In view of such a situation the task
of resistance is clear. We must continue to constitute the trauma
of 9-11 and refuse any and all attempts to dissolve it. This
is the only response that seizes trauma not as an occasion to
prove once again that ideology blinds us to history; but as
an opportunity to show that sustaining trauma is the act that
enables us to know history for the first time by apprehending--
as they go into operation-- the psychological mechanisms whereby
it is denied. This epistemological stance speaks, however, to
a deeper imperative. It is the only basis for an ethic
that maintains solidarity with the victims. As Walter Benjamin
taught, the dead remain in danger.
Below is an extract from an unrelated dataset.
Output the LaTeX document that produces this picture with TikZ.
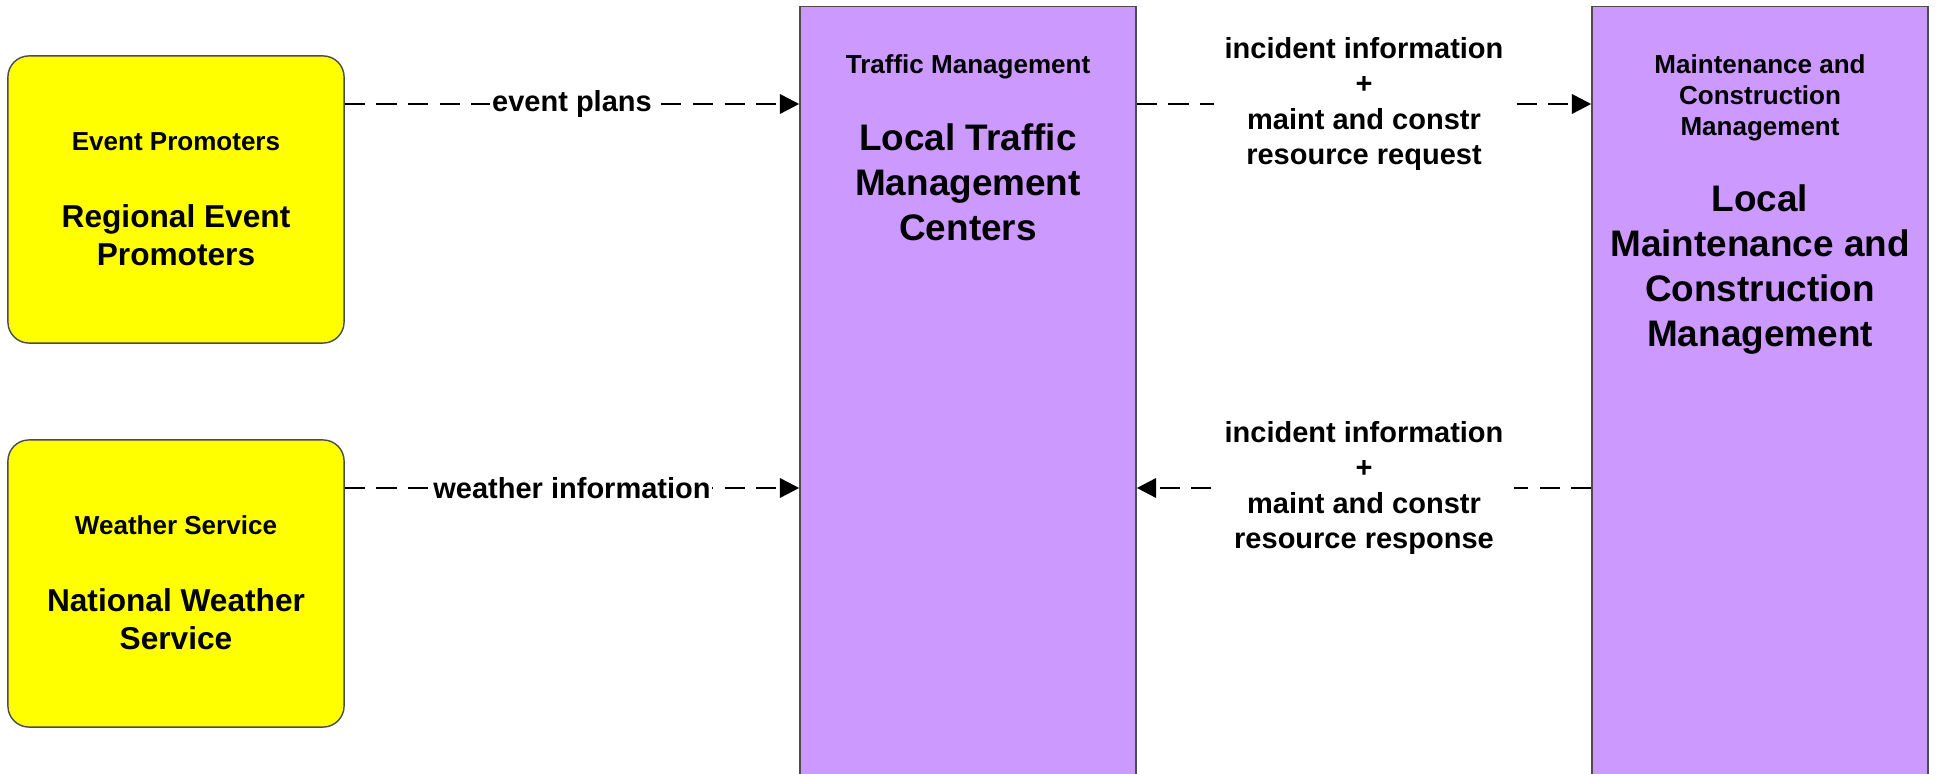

Not just of being appropriated
by the monsters who claim to act in their name, but by us whenever
we sacrifice our solidarity with the dead in order to satisfy
our emotional needs. In speaking for this ethic, however, I can
only bow in respectful silence to those who already know it
and are living it-those who have come here so that their dead
will not have died in vain but will find a fitting memorial in
the efforts we make to take up what has become our task: to
free ourselves from everything that binds us to capitalist ideology
so that the courses of action we propose won't rest on assumptions
that bind us to the ideology that we must overcome.
Walter A. Davis
is professor emeritus of English at Ohio State University. He
is the author of Deracination:
Historiocity, Hiroshima and the Tragic Imperative and The
Holocaust Memorial: a play about Hiroshima. He can be reached
at: davis.65@osu.edu.
ENDNOTES:
(1) This essay attempts to update and
develop my earlier essay that appeared in Counterpunch
(January 6, 2003) titled Death's
Dream Kingdom: The American Psyche After 9-11. Both essays
are based theoretically on my recent book Deracination:Historicity,
Hiroshima, and the Tragic Imperative (SUNY P, 2001).
(2) It is worth formulating briefly here
the main difference between the theory of ideology I am developing
and the one worked out by Slavoj Zizek. Both focus on the fantasmatic
and both are based on radical appropriations of what is dangerous
and unsettling in psychoanalysis. Zizek's focus on enjoyment-on
the commandment to enjoy as the heart of late capitalism-stems
from his insistence on maintaining an oedipal problematic: prohibition
no longer works; the law of the father can only maintain itself
today through the commandment to enjoy. There is much to be
said for the insights this perspective provides. It's weakness
however-and it can be shown that this weakness is an a priori
necessity-lies in the inability of the oedipal paradigm to comprehend
the psychotic drive that shapes the social whole. Zizek admits
as much in The Ticklish Subject:
The Absent Center of Political Ontology (New York: Verso,1999),
pp.249-250 where he denies that there is a psychotic dimension
to American culture. This essay-and Deracination-are an
attempt to correct that view.
(3) See Boston Herald, August
4,2003, Technology section; Wired News, July 30,2003,
Business section; and New York Times, August 3, 2003,
"Week in Review."
(4) See Democracy Now, August 5, 2003.
(5) Studs Terkel, The Guardian.
August 5, 2002. For this and related links on the Guardian Unlimited
go to http://www.guardian.co.uk.
(6) Robert Lowell, "Waking Early
Sunday Morning," Near the Ocean (1967).